- [Work to complete]: Leaving out all pictures, please print only the lines from the one containing "Write a web" through the one containing "const yLimits = [337, 1754];".

- [Listed records]:
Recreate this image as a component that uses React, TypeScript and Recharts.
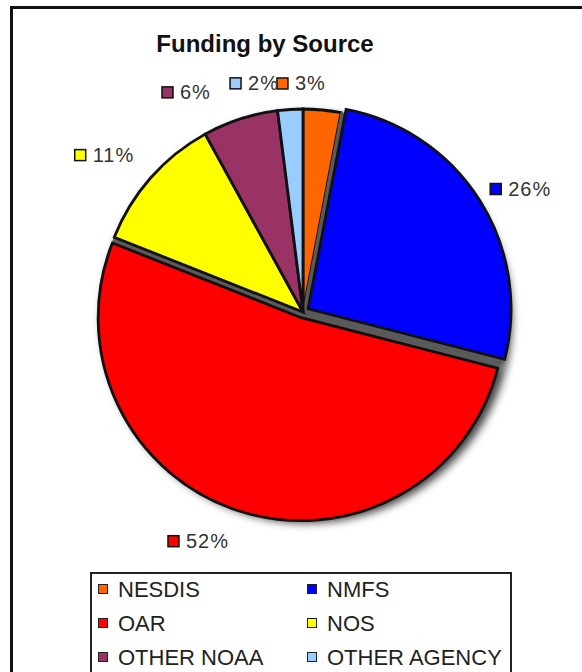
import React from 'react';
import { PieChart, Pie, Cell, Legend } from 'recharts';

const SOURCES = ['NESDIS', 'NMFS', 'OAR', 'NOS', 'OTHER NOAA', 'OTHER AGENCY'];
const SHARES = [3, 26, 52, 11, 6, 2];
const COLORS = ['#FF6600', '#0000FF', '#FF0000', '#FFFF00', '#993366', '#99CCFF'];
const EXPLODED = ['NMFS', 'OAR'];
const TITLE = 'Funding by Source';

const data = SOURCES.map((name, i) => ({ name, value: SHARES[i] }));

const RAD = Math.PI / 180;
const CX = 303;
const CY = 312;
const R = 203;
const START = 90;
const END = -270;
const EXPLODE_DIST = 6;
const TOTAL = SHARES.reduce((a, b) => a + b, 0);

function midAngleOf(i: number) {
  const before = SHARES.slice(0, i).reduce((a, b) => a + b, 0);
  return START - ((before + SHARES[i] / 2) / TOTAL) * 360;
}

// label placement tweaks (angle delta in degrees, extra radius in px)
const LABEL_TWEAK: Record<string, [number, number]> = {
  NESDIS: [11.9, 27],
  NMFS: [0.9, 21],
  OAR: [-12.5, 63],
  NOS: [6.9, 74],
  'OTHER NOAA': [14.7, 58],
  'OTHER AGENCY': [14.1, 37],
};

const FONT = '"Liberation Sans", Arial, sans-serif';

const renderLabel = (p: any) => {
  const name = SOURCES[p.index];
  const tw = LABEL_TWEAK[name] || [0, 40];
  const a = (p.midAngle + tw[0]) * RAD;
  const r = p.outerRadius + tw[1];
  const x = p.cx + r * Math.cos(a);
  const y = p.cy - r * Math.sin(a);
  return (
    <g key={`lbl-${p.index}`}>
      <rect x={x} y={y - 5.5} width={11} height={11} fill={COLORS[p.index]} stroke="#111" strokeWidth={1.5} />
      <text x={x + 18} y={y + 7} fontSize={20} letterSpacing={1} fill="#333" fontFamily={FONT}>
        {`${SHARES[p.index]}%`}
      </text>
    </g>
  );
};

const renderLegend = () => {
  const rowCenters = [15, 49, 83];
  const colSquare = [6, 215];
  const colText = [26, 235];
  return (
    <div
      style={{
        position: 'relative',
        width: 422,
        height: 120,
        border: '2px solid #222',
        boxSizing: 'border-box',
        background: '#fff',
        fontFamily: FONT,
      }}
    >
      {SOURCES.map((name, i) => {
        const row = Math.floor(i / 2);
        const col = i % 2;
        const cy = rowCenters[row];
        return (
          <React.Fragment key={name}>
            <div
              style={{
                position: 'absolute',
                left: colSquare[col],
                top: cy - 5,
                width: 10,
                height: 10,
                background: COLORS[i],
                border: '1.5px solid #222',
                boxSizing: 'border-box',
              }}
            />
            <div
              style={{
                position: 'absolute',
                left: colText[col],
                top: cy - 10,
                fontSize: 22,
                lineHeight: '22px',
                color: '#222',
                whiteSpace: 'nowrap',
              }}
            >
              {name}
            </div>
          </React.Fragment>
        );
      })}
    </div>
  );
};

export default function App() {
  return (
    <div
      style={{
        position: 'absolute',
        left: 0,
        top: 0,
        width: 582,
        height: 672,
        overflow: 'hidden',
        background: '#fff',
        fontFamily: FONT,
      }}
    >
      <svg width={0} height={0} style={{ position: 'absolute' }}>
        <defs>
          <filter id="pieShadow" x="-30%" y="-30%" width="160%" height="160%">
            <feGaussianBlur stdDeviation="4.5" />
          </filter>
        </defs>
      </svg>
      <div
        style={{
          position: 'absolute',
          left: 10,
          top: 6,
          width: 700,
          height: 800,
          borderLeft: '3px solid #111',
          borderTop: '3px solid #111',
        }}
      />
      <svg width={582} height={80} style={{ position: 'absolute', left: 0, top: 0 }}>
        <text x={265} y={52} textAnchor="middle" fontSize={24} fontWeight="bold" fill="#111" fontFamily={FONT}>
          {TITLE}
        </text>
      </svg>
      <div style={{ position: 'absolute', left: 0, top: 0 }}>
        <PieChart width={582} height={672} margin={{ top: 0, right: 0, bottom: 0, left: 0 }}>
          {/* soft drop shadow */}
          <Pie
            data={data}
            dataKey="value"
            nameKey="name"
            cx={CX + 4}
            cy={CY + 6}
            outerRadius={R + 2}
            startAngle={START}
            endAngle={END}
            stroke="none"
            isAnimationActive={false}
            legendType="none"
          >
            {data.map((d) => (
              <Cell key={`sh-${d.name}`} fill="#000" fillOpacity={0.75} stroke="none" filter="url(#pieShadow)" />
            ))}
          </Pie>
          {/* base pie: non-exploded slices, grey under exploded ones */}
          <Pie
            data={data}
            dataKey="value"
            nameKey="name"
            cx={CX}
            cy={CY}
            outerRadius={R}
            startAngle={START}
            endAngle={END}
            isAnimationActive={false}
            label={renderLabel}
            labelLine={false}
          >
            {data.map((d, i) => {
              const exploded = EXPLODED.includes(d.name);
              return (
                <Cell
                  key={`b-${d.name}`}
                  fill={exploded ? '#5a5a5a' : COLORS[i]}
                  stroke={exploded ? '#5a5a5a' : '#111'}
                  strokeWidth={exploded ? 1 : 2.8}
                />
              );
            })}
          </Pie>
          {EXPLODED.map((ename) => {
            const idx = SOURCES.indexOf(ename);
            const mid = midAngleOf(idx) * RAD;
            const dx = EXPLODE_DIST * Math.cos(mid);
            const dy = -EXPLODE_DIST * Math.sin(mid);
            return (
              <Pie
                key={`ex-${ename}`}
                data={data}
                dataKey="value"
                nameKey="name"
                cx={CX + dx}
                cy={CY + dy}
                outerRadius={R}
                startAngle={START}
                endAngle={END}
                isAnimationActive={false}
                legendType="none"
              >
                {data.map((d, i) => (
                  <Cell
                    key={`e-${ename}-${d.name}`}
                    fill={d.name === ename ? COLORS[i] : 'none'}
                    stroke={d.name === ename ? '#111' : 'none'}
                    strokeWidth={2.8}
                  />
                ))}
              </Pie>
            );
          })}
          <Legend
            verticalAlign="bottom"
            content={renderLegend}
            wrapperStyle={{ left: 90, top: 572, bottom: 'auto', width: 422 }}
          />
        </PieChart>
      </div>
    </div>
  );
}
...
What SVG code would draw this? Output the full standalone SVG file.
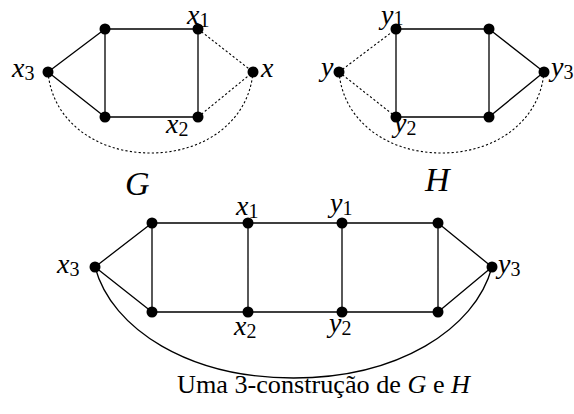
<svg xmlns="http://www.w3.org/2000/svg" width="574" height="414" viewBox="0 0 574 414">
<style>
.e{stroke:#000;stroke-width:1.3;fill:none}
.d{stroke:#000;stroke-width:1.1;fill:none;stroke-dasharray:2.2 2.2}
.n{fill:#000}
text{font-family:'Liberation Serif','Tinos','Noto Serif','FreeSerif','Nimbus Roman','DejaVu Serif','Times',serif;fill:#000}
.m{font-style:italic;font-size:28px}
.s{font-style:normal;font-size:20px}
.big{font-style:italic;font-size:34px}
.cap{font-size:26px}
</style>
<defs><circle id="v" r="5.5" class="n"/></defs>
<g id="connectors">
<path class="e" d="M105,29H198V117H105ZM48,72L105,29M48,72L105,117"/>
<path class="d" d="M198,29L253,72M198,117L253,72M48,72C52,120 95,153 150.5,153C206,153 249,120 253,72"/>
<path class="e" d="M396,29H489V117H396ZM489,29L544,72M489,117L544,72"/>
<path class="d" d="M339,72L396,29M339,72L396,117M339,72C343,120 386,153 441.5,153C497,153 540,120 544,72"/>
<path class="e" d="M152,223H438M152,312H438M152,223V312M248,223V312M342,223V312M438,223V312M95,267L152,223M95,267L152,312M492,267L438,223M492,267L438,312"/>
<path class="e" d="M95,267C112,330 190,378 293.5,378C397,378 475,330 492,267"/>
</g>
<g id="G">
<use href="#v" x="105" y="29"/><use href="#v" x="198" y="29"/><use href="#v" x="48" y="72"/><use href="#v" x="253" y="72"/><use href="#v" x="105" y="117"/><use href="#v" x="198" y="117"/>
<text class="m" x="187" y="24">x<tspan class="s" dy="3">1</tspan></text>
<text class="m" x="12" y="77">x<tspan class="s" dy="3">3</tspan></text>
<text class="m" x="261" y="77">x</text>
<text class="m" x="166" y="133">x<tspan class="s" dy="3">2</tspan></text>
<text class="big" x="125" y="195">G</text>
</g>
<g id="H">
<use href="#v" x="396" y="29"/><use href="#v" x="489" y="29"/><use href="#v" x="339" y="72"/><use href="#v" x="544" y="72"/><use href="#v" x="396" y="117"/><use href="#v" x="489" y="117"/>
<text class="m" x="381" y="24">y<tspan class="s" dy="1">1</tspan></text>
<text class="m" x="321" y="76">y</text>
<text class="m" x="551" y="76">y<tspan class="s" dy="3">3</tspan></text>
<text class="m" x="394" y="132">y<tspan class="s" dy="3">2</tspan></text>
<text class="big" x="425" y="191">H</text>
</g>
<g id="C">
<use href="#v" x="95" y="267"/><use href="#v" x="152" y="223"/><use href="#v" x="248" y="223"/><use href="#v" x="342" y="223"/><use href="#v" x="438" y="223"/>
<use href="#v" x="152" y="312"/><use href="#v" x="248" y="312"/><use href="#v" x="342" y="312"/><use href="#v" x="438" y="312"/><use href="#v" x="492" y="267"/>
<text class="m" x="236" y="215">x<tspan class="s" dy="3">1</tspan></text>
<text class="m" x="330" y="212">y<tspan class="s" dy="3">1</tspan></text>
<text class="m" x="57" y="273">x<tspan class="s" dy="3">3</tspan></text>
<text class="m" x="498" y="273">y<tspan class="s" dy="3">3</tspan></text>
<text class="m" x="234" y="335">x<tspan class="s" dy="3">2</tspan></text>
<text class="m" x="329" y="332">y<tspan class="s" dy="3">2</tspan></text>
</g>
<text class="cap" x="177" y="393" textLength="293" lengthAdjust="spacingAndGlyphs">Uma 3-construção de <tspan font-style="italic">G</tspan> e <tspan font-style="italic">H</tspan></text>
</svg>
==
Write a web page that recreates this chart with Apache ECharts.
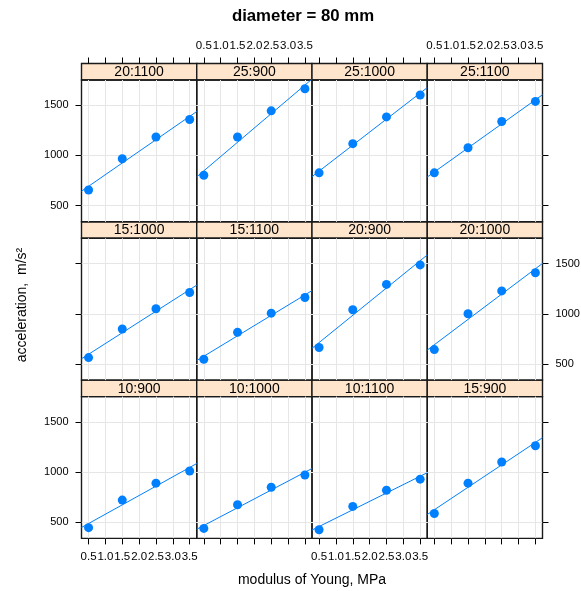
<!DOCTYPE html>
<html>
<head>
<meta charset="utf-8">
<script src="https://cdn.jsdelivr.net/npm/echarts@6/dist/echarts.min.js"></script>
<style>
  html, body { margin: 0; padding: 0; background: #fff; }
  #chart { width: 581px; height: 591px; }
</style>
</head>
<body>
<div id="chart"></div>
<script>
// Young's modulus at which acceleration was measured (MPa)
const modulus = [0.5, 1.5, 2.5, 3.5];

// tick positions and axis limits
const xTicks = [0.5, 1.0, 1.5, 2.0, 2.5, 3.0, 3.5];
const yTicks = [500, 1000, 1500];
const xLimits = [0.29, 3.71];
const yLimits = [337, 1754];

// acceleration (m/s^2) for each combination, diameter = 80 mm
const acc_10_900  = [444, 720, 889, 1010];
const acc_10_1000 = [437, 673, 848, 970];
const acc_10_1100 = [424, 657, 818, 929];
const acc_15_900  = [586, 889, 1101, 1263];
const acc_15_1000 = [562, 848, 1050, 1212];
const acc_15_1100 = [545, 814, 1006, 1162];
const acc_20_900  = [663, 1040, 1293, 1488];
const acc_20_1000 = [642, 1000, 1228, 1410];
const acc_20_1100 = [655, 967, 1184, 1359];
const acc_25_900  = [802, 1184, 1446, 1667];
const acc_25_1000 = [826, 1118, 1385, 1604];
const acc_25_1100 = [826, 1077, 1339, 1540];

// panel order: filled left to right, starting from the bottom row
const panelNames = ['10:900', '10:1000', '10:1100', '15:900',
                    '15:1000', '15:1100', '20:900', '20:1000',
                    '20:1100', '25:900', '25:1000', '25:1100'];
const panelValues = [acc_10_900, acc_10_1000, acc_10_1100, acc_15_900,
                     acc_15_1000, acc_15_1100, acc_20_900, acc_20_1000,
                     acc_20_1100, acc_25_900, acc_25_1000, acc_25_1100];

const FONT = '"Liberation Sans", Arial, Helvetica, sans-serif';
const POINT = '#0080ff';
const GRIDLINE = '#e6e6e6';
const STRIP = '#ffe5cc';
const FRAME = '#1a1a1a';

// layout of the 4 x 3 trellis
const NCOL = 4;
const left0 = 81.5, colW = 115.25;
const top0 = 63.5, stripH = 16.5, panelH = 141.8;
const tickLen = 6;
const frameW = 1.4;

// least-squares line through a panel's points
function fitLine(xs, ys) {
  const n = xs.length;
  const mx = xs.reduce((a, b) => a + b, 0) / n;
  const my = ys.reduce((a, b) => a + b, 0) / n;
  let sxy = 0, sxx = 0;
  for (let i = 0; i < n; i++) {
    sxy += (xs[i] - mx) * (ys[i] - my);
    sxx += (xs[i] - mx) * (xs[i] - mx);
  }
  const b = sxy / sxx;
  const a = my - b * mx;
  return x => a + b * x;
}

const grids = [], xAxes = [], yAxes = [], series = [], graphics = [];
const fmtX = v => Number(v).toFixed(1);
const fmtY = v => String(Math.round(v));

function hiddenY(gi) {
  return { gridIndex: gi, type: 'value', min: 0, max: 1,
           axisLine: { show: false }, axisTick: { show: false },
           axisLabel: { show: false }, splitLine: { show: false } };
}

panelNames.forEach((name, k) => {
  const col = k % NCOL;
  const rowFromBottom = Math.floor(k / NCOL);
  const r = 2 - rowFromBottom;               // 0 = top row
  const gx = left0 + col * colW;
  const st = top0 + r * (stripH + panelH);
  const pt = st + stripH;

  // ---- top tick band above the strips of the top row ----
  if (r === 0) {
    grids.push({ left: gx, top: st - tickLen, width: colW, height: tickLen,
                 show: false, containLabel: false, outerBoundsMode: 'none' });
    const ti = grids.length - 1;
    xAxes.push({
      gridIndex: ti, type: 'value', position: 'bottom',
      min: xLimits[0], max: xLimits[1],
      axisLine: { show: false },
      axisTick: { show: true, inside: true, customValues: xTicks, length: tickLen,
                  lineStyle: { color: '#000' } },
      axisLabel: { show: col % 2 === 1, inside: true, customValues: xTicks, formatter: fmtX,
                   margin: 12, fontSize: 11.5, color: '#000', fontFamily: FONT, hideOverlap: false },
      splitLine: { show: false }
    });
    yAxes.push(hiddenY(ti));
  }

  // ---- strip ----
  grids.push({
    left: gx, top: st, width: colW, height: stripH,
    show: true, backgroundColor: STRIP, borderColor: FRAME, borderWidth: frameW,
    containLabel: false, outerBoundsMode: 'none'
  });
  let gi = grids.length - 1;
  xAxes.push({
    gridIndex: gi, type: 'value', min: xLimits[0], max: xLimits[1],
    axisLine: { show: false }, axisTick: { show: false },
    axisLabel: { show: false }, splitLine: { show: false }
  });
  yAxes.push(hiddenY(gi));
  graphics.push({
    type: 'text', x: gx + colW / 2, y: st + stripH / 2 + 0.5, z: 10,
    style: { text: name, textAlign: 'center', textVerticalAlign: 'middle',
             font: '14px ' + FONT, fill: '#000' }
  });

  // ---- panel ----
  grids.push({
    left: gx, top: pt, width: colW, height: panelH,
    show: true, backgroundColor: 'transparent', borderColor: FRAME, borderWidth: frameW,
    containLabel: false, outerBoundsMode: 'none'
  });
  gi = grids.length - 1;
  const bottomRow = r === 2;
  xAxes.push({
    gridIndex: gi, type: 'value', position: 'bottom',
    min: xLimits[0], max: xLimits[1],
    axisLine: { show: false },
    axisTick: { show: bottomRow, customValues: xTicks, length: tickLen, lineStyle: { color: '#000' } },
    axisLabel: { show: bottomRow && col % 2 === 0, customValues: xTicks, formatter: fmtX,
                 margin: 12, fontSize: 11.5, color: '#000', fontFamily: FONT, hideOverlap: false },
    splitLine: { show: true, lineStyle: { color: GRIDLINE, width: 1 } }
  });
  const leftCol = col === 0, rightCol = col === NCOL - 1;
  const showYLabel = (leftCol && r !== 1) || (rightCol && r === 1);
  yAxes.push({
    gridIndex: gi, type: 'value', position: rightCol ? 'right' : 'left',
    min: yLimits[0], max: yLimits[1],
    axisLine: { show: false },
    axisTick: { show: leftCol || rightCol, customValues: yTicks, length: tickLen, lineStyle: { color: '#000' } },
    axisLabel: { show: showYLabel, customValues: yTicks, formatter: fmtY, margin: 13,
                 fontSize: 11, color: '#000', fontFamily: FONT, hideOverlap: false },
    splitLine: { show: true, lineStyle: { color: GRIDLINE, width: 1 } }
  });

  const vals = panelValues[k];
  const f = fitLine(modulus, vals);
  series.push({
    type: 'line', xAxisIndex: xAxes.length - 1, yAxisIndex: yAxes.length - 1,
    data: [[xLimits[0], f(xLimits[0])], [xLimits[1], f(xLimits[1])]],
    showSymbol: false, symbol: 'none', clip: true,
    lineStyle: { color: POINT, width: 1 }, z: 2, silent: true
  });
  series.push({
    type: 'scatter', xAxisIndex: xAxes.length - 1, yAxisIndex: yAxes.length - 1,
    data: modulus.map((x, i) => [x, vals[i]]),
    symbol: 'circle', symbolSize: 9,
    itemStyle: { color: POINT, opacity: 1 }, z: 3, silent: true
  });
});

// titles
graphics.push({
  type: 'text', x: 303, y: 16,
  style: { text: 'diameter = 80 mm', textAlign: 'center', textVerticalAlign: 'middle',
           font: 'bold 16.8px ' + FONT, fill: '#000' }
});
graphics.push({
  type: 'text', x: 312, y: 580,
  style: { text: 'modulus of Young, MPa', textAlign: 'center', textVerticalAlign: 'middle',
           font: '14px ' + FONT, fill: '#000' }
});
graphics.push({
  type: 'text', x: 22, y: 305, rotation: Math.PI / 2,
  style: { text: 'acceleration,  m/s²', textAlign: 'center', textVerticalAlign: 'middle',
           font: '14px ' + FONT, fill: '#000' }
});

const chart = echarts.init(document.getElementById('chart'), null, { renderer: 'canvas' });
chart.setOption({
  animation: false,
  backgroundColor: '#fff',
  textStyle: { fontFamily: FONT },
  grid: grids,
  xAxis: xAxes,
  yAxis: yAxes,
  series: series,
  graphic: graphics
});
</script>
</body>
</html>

- [Exercise solution]:
Write a web page that recreates this chart with Apache ECharts.
<!DOCTYPE html>
<html>
<head>
<meta charset="utf-8">
<script src="https://cdn.jsdelivr.net/npm/echarts@6/dist/echarts.min.js"></script>
<style>
  html, body { margin: 0; padding: 0; background: #fff; }
  #chart { width: 581px; height: 591px; }
</style>
</head>
<body>
<div id="chart"></div>
<script>
// Young's modulus at which acceleration was measured (MPa)
const modulus = [0.5, 1.5, 2.5, 3.5];

// tick positions and axis limits
const xTicks = [0.5, 1.0, 1.5, 2.0, 2.5, 3.0, 3.5];
const yTicks = [500, 1000, 1500];
const xLimits = [0.29, 3.71];
const yLimits = [337, 1754];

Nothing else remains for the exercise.